The final figure is La Loba, from Mexican folklore. She is an old woman who collects wolf bones, lights a fire and sings over them. In the drawing, the words ‘la que sabe’ (she who knows) are seen within her smoky song over the fire. The legend is that when she does this a naked woman runs out the fire being reborn, a tiny detail which can be seen just above the figure in the drawing. La ‘Loba’ is the Wolf Woman who gathers the bones and sings over them to bring them back to life – literally re-remembering them with her magical song – a powerful image of the Crone as not only the midwife of souls but she is who is the catalyst for renewal and rebirth. She becomes the giver of life in this taker/preserver/giver trinity representing the circle of life through sacred feminine figures. To her right is a stork with a baby, alluding to the nature of birth and the cycle commencing once again.
These figures are the artists own reimagining of ‘The Triple Goddess’. This is a deity or deity archetype revered in many Neopagan religious and spiritual traditions. In common Neopagan usage, the Triple Goddess is viewed as a triunity of three distinct aspects or figures united in one being. These three figures are often described as the Maiden, the Mother, and the Crone, each of which symbolizes both a separate stage in the female life cycle and a phase of the Moon, and often rules one of the realms of heavens, earth, and underworld.

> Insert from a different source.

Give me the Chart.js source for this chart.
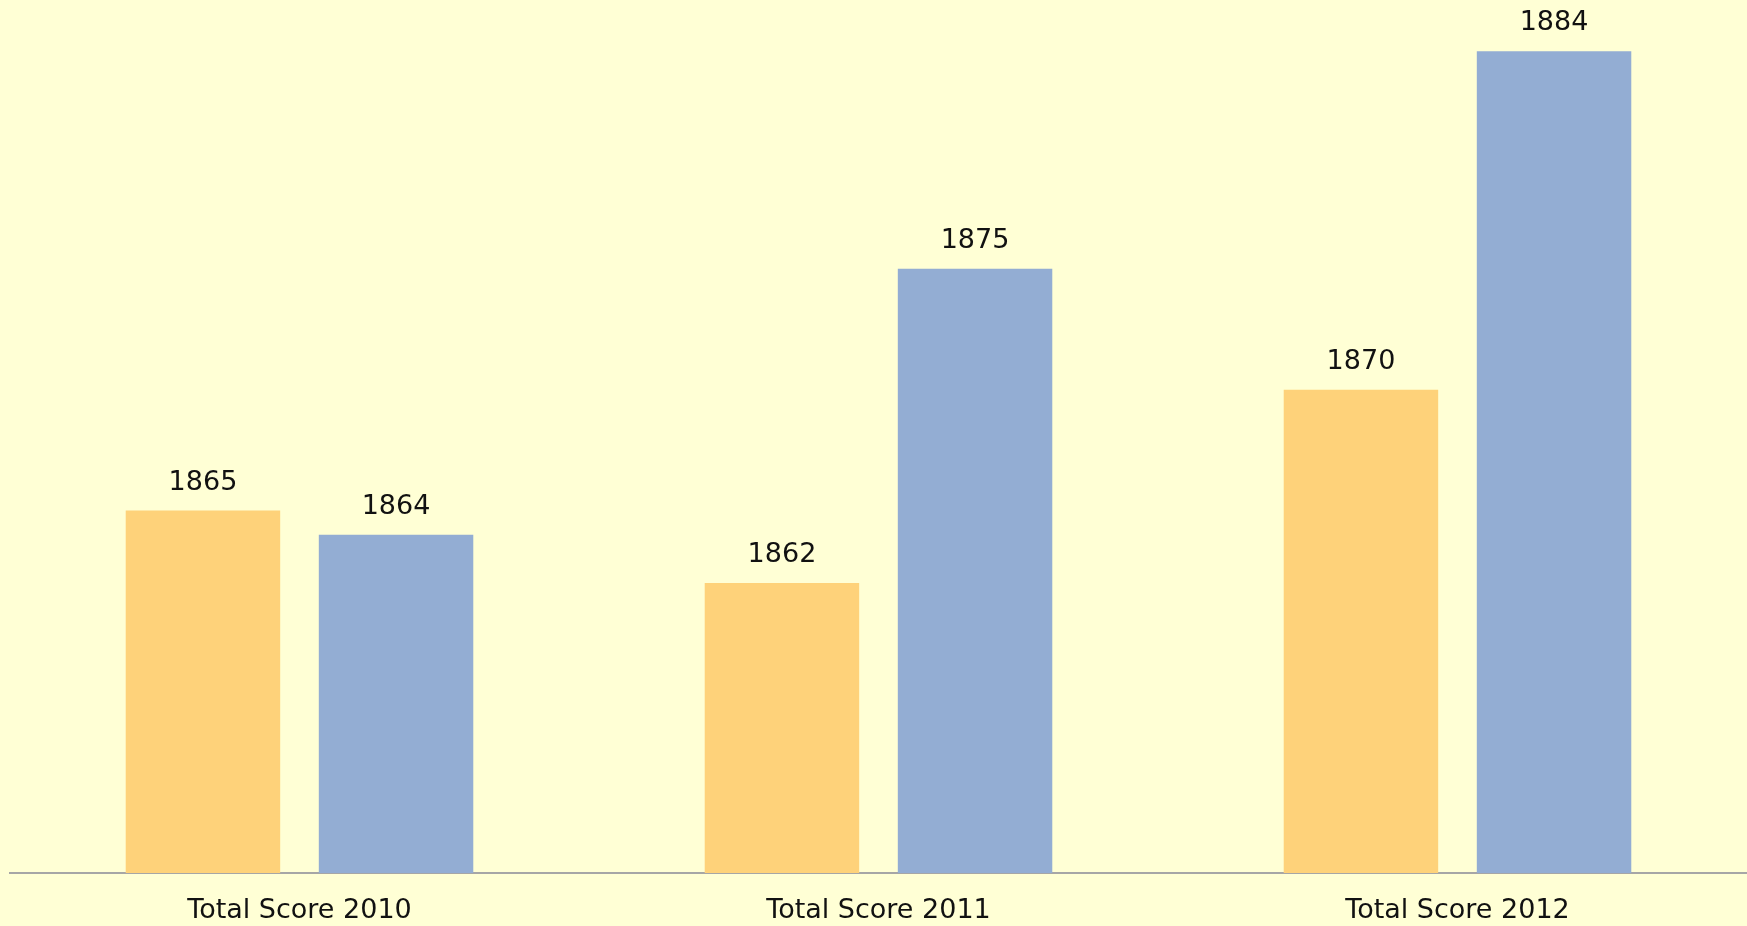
<!DOCTYPE html>
<html>
<head>
<meta charset="utf-8">
<script src="https://cdn.jsdelivr.net/npm/chart.js@4/dist/chart.umd.min.js"></script>
<style>
  html, body { margin: 0; padding: 0; background: #FFFFD5; overflow: hidden; }
  canvas { display: block; }
</style>
</head>
<body>
<canvas id="scoreChart" width="1747" height="926"></canvas>
<script>
const categories = ["Total Score 2010", "Total Score 2011", "Total Score 2012"];
const seriesA = [1865, 1862, 1870];
const seriesB = [1864, 1875, 1884];
const yMin = 1850;
const yMax = 1886;

const FONT = "'DejaVu Sans', Verdana, sans-serif";

// draws the value over each bar
const valueLabels = {
  id: "valueLabels",
  afterDatasetsDraw(chart) {
    const ctx = chart.ctx;
    ctx.save();
    ctx.font = "27px " + FONT;
    ctx.fillStyle = "#111";
    ctx.textAlign = "center";
    ctx.textBaseline = "middle";
    chart.data.datasets.forEach((ds, i) => {
      chart.getDatasetMeta(i).data.forEach((bar, j) => {
        ctx.fillText(ds.data[j], bar.x, bar.y - 28);
      });
    });
    ctx.restore();
  }
};

new Chart(document.getElementById("scoreChart"), {
  type: "bar",
  data: {
    labels: categories,
    datasets: [
      { data: seriesA, backgroundColor: "#FED27A" },
      { data: seriesB, backgroundColor: "#93ADD3" }
    ]
  },
  options: {
    responsive: false,
    animation: false,
    datasets: { bar: { categoryPercentage: 0.667, barPercentage: 0.8 } },
    layout: { padding: { left: 10, right: 0, top: 3, bottom: 0 } },
    plugins: { legend: { display: false }, tooltip: { enabled: false } },
    scales: {
      x: {
        grid: { display: false, drawTicks: false },
        border: { display: true, color: "#A6A6A6", width: 2 },
        ticks: {
          color: "#111",
          padding: 22,
          font: { family: FONT, size: 27 }
        },
        afterFit(scale) { scale.height = 53; }
      },
      y: { display: false, min: yMin, max: yMax }
    }
  },
  plugins: [valueLabels]
});
</script>
</body>
</html>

For over 2000 years, the symbol of the trinity has been represented by a male deity. Through this trinity people have looked for salvation and revelation. However, in ‘Las Que Saben’, the artist uses her own personal deities plucked from myth, folklore and religion to understand the cyclical nature of life and death. Other symbols of this theme can be seen hidden in this work such as a stork with a baby (as mentioned above) and a pregnant woman in the crowd below. Above all the figures, angels and cherubs dance around a ribbon that reads ‘life and death and life and death and life again once more.’
In the centre of the piece, four baby faces dangle in the middle - each representing the four elements of life: wind, water, fire and earth. In tarot and astrology and other ancient symbolism fire and air are seen as masculine whereas earth and water are feminine. This is shown in the drawing with a man and woman dangling from the elements, but ultimate connected through the stringy lines from heart to heart – a motif inspired by one of the artists favourite works; ‘The Two Fridas’by Frida Kahlo. In this painting strings can be seen connecting the two hearts. In fact, if you look closely on the bottom left corner of the painting a small Frida Kahlo can be seen in the crowd.
The reason for the Mexican influence in this piece is that the drawing was made while the artist was in Mexico on a travel scholarship. The crowd at the bottom of the piece was inspired by the many murals she saw there, with some characters in the crowd plucked straight from Diego Rivera’s murals.